Selective clustered tourist trip design problem with time windows under intuitionistic fuzzy score and exponential travel times

Abstract

Creating travel plans is a difficult task for tourists. Hence, this is due to planning trips for a selection of Points of Interest (POIs) that consider several constraints and preferences to identify POIs and optimize the attractiveness of routes in general. The literature addresses the problem as the Tourist Trip Design Problem (TTDP). This paper considers a particular variant of TTDP, where POIs are grouped into clusters corresponding to various destinations. Additionally, the visit to each POI must occur within a specific time interval. Minimum and maximum restrictions exist on how many POIs from each cluster may be visited on the same itinerary.

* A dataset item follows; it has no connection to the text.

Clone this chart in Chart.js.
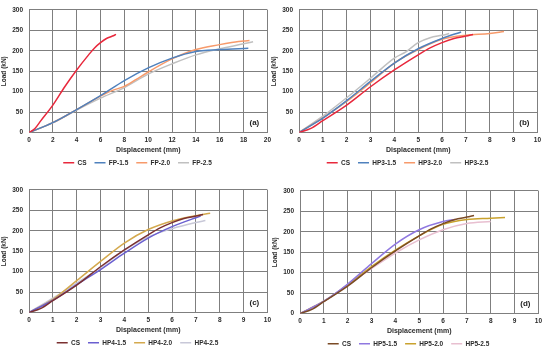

Moreover, we proposed the Tourist Trip Design Problem with Clustered POIs under intuitionistic fuzzy scores and exponential travel times in uncertainty and randomness. This problem is finding a feasible route that maximizes the total score collected. The route must begin and end at a specified initial location, and its duration is limited to a specific maximum value. A mathematical model is proposed for this problem. Test problems are generated and solved by the proposed model. The solution to the test problems is obtained by using different parameters. The results show that the proposed methodology is an approach that allows tourists to get other travel plans and see how well these travel plans meet their demands and preferences.